Onward to Holy Isle tomorrow and Bute on Wednesday…

Carn na Saobhaidhe

Carn an Saobhaidhe 

Carn na Saobhaidhe is a 811-metre Monadhliath Corbett, rising a long, long way from anywhere. Unwilling to face the tedium of walking there and back – a 17-mile roundtrip – I ran, instantly turning a six-hour trudge into a two-and-a-half hour sprint.

The bulldozed tracks to the summit are rightly despised by environmentalists and these scars will only grow if a proposed windfarm on the estate is given the green light, but these wide paths do provide an outstanding running surface, making for swift ascents.

This is no soaring peak. One hour-and-a-half after leaving Dunmaglass Mains, my reward for 500 metres or so of ascent was a flat summit topped by a small pile of stones. Despite clear skies, I had no sense that I was standing hundreds of metres above sea level on a mountain just 100 metres shy of a Munro.  It was, however, immensely satisfying, for Carn na Saobhaidhe stands at the centre of some genuinely rough and wild land (if you ignore the tracks) and its considerable distance from roads makes it a challenging bag.

On the summit there was a book – Brain Storm by Richard Dooling, in case you were wondering – contained in a resealable plastic bag.

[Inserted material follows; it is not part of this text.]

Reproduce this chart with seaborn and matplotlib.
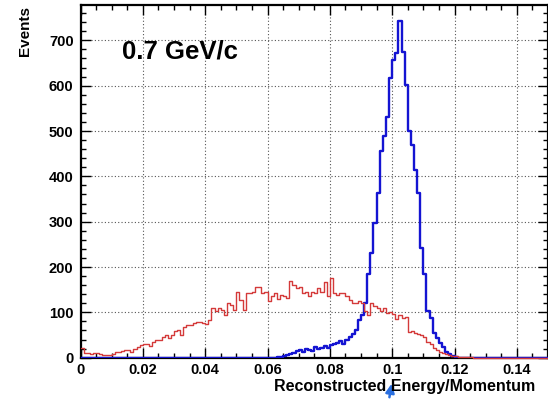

According to the words on the bag, it is a ‘special book, travelling around the world and making new friends’. I now have to read it and place it somewhere else for someone else to find, then log the details on a website. Nice concept, I think.

It was a weary run down, especially the last four miles, much of which was spent with a small flock of panicking sheep running just ahead of me, convinced that I meant them great harm. Back at the car, a Mars Bar, albeit a mini Tesco version never tasted so good.


Clear ClishamClaggy Clisham

We’ve all done it. Climbed the sodding hill in a grey clag, unable to see a bloody thing. Then you trot down, look up and lo-and-behold, it’s suddenly a beautiful day up there. That is what happened on Clisham, the 799m highest point of the Western Isles. The photographs – one clear, one cloudy – are self-explanatory.